Directive:
Write out the entire listing below exactly as it appears, minus any pictures.

= = = = = = =

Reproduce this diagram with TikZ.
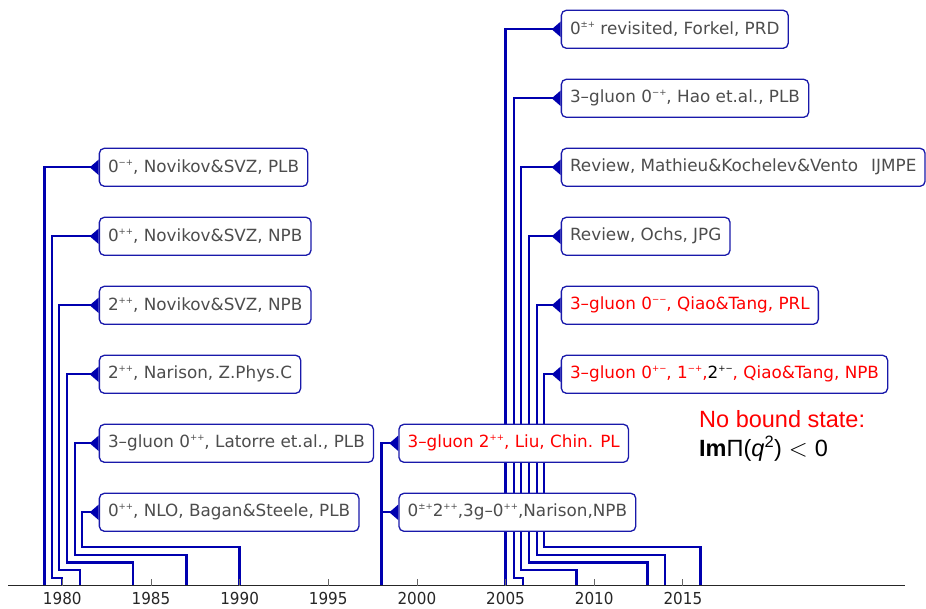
\documentclass[tikz,border=0pt]{standalone}
\usepackage{fontspec}
\setmainfont{DejaVu Sans}
\newfontfamily\arialfont{Liberation Sans}
\newfontfamily\tickfont[FakeStretch=0.92]{DejaVu Sans}
\usetikzlibrary{arrows.meta,backgrounds}
\definecolor{linkblue}{RGB}{0,0,175}
\definecolor{boxblue}{RGB}{25,25,170}
\definecolor{labelgray}{RGB}{77,77,77}
\newcommand\pc[1]{\raisebox{0.42em}{\fontsize{8.6}{9}\selectfont #1}}

\begin{document}
\begin{tikzpicture}[
    x=1pt, y=1pt,
    paper/.style={draw=boxblue, line width=1.3pt, fill=white, rounded corners=5pt,
        anchor=west, minimum height=38pt, inner xsep=8.7pt, inner ysep=0pt,
        text=labelgray, font=\fontsize{16.8}{20}\selectfont},
    hot/.style={paper, text=red},
    link/.style={draw=linkblue, line width=2.3pt,
        -{Triangle[reversed, length=9pt, width=15pt]}},
    axis/.style={draw=black!85, line width=0.8pt},
    tick/.style={draw=black!60, line width=0.8pt},
    yearlabel/.style={font=\tickfont\fontsize{16.5}{18}\selectfont, text=black!85,
        anchor=north, inner sep=0pt},
    nobound/.style={anchor=west, align=left, inner sep=0pt,
        font=\arialfont\fontsize{23.5}{28.3}\selectfont},
  ]
  \useasboundingbox (0,0) rectangle (926,608);

  % time axis
  \coordinate (axl) at (8,22.3);
  \coordinate (axr) at (905,22.3);
  \draw[axis] (axl) -- (axr);
  \foreach \yy in {1979,...,2016}
    \coordinate (y\yy) at ({62.3+(\yy-1980)*17.73},22.3);
  \foreach \yy in {1980,1985,...,2015} {
    \draw[tick] (y\yy) -- ++(0,7);
    \node[yearlabel] (t\yy) at ([yshift=-6.5pt]y\yy) {\yy};
  }

  % papers, first wave
  \node[paper] (nov1) at (98.7,440.7) {0\pc{−+}, Novikov\&SVZ, PLB};
  \node[paper] (nov2) at (98.7,371.7) {0\pc{++}, Novikov\&SVZ, NPB};
  \node[paper] (nov3) at (98.7,302.7) {2\pc{++}, Novikov\&SVZ, NPB};
  \node[paper] (nar84) at (98.7,233.7) {2\pc{++}, Narison, Z.Phys.C};
  \node[paper] (lat87) at (98.7,164.7) {3–gluon 0\pc{++}, Latorre et.al., PLB};
  \node[paper] (bag90) at (98.7,95.7) {0\pc{++}, NLO, Bagan\&Steele, PLB};

  % 1998
  \node[hot] (liu98) at (398.3,164.7) {3–gluon 2\pc{++}, Liu, Chin. PL};
  \node[paper] (nar98) at (398.3,95.7) {0\pc{±+}2\pc{++},3g–0\pc{++},Narison,NPB};

  % second wave
  \node[paper] (for05) at (560.7,578.7) {0\pc{±+} revisited, Forkel, PRD};
  \node[paper] (hao06) at (560.7,509.7) {3–gluon 0\pc{−+}, Hao et.al., PLB};
  \node[paper] (mat09) at (560.7,440.7) {Review, Mathieu\&Kochelev\&Vento\hspace{13pt}IJMPE};
  \node[paper] (och13) at (560.7,371.7) {Review, Ochs, JPG};
  \node[hot] (qia14) at (560.7,302.7) {3–gluon 0\pc{−−}, Qiao\&Tang, PRL};
  \node[hot] (qia16) at (560.7,233.7) {3–gluon 0\pc{+−}, 1\pc{−+},{\color{black}2\pc{+−}}, Qiao\&Tang, NPB};

  \node[nobound] (nobound) at (699,172)
    {{\color{red}No bound state:}\\\textbf{Im}Π(\textit{q}\textsuperscript{2})\hspace{7pt}$<$\hspace{7pt}0};

  \begin{scope}[on background layer]
    \draw[link] (y1979) |- (nov1.west);
    \draw[link] (y1980) -- ++(0,7.7) -| ([xshift=-47pt]nov2.west) -- (nov2.west);
    \draw[link] (y1981) -- ++(0,15.4) -| ([xshift=-39.4pt]nov3.west) -- (nov3.west);
    \draw[link] (y1984) -- ++(0,23.1) -| ([xshift=-31.7pt]nar84.west) -- (nar84.west);
    \draw[link] (y1987) -- ++(0,30.8) -| ([xshift=-24pt]lat87.west) -- (lat87.west);
    \draw[link] (y1990) -- ++(0,38.5) -| ([xshift=-16.4pt]bag90.west) -- (bag90.west);

    \draw[link] (y1998) |- (liu98.west);
    \draw[link] (y1998) |- (nar98.west);

    \draw[link] (y2005) |- (for05.west);
    \draw[link] (y2006) -- ++(0,7.7) -| ([xshift=-47pt]hao06.west) -- (hao06.west);
    \draw[link] (y2009) -- ++(0,15.4) -| ([xshift=-39.4pt]mat09.west) -- (mat09.west);
    \draw[link] (y2013) -- ++(0,23.1) -| ([xshift=-31.7pt]och13.west) -- (och13.west);
    \draw[link] (y2014) -- ++(0,30.8) -| ([xshift=-24pt]qia14.west) -- (qia14.west);
    \draw[link] (y2016) -- ++(0,38.5) -| ([xshift=-16.4pt]qia16.west) -- (qia16.west);
  \end{scope}
\end{tikzpicture}
\end{document}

= = = = = = =

Response:
Reproduce this diagram with TikZ.
\documentclass[tikz,border=0pt]{standalone}
\usepackage{fontspec}
\setmainfont{DejaVu Sans}
\newfontfamily\arialfont{Liberation Sans}
\newfontfamily\tickfont[FakeStretch=0.92]{DejaVu Sans}
\usetikzlibrary{arrows.meta,backgrounds}
\definecolor{linkblue}{RGB}{0,0,175}
\definecolor{boxblue}{RGB}{25,25,170}
\definecolor{labelgray}{RGB}{77,77,77}
\newcommand\pc[1]{\raisebox{0.42em}{\fontsize{8.6}{9}\selectfont #1}}

\begin{document}
\begin{tikzpicture}[
    x=1pt, y=1pt,
    paper/.style={draw=boxblue, line width=1.3pt, fill=white, rounded corners=5pt,
        anchor=west, minimum height=38pt, inner xsep=8.7pt, inner ysep=0pt,
        text=labelgray, font=\fontsize{16.8}{20}\selectfont},
    hot/.style={paper, text=red},
    link/.style={draw=linkblue, line width=2.3pt,
        -{Triangle[reversed, length=9pt, width=15pt]}},
    axis/.style={draw=black!85, line width=0.8pt},
    tick/.style={draw=black!60, line width=0.8pt},
    yearlabel/.style={font=\tickfont\fontsize{16.5}{18}\selectfont, text=black!85,
        anchor=north, inner sep=0pt},
    nobound/.style={anchor=west, align=left, inner sep=0pt,
        font=\arialfont\fontsize{23.5}{28.3}\selectfont},
  ]
  \useasboundingbox (0,0) rectangle (926,608);

  % time axis
  \coordinate (axl) at (8,22.3);
  \coordinate (axr) at (905,22.3);
  \draw[axis] (axl) -- (axr);
  \foreach \yy in {1979,...,2016}
    \coordinate (y\yy) at ({62.3+(\yy-1980)*17.73},22.3);
  \foreach \yy in {1980,1985,...,2015} {
    \draw[tick] (y\yy) -- ++(0,7);
    \node[yearlabel] (t\yy) at ([yshift=-6.5pt]y\yy) {\yy};
  }

  % papers, first wave
  \node[paper] (nov1) at (98.7,440.7) {0\pc{−+}, Novikov\&SVZ, PLB};
  \node[paper] (nov2) at (98.7,371.7) {0\pc{++}, Novikov\&SVZ, NPB};
  \node[paper] (nov3) at (98.7,302.7) {2\pc{++}, Novikov\&SVZ, NPB};
  \node[paper] (nar84) at (98.7,233.7) {2\pc{++}, Narison, Z.Phys.C};
  \node[paper] (lat87) at (98.7,164.7) {3–gluon 0\pc{++}, Latorre et.al., PLB};
  \node[paper] (bag90) at (98.7,95.7) {0\pc{++}, NLO, Bagan\&Steele, PLB};

  % 1998
  \node[hot] (liu98) at (398.3,164.7) {3–gluon 2\pc{++}, Liu, Chin. PL};
  \node[paper] (nar98) at (398.3,95.7) {0\pc{±+}2\pc{++},3g–0\pc{++},Narison,NPB};

  % second wave
  \node[paper] (for05) at (560.7,578.7) {0\pc{±+} revisited, Forkel, PRD};
  \node[paper] (hao06) at (560.7,509.7) {3–gluon 0\pc{−+}, Hao et.al., PLB};
  \node[paper] (mat09) at (560.7,440.7) {Review, Mathieu\&Kochelev\&Vento\hspace{13pt}IJMPE};
  \node[paper] (och13) at (560.7,371.7) {Review, Ochs, JPG};
  \node[hot] (qia14) at (560.7,302.7) {3–gluon 0\pc{−−}, Qiao\&Tang, PRL};
  \node[hot] (qia16) at (560.7,233.7) {3–gluon 0\pc{+−}, 1\pc{−+},{\color{black}2\pc{+−}}, Qiao\&Tang, NPB};

  \node[nobound] (nobound) at (699,172)
    {{\color{red}No bound state:}\\\textbf{Im}Π(\textit{q}\textsuperscript{2})\hspace{7pt}$<$\hspace{7pt}0};

  \begin{scope}[on background layer]
    \draw[link] (y1979) |- (nov1.west);
    \draw[link] (y1980) -- ++(0,7.7) -| ([xshift=-47pt]nov2.west) -- (nov2.west);
    \draw[link] (y1981) -- ++(0,15.4) -| ([xshift=-39.4pt]nov3.west) -- (nov3.west);
    \draw[link] (y1984) -- ++(0,23.1) -| ([xshift=-31.7pt]nar84.west) -- (nar84.west);
    \draw[link] (y1987) -- ++(0,30.8) -| ([xshift=-24pt]lat87.west) -- (lat87.west);
    \draw[link] (y1990) -- ++(0,38.5) -| ([xshift=-16.4pt]bag90.west) -- (bag90.west);

    \draw[link] (y1998) |- (liu98.west);
    \draw[link] (y1998) |- (nar98.west);

    \draw[link] (y2005) |- (for05.west);
    \draw[link] (y2006) -- ++(0,7.7) -| ([xshift=-47pt]hao06.west) -- (hao06.west);
    \draw[link] (y2009) -- ++(0,15.4) -| ([xshift=-39.4pt]mat09.west) -- (mat09.west);
    \draw[link] (y2013) -- ++(0,23.1) -| ([xshift=-31.7pt]och13.west) -- (och13.west);
    \draw[link] (y2014) -- ++(0,30.8) -| ([xshift=-24pt]qia14.west) -- (qia14.west);
    \draw[link] (y2016) -- ++(0,38.5) -| ([xshift=-16.4pt]qia16.west) -- (qia16.west);
  \end{scope}
\end{tikzpicture}
\end{document}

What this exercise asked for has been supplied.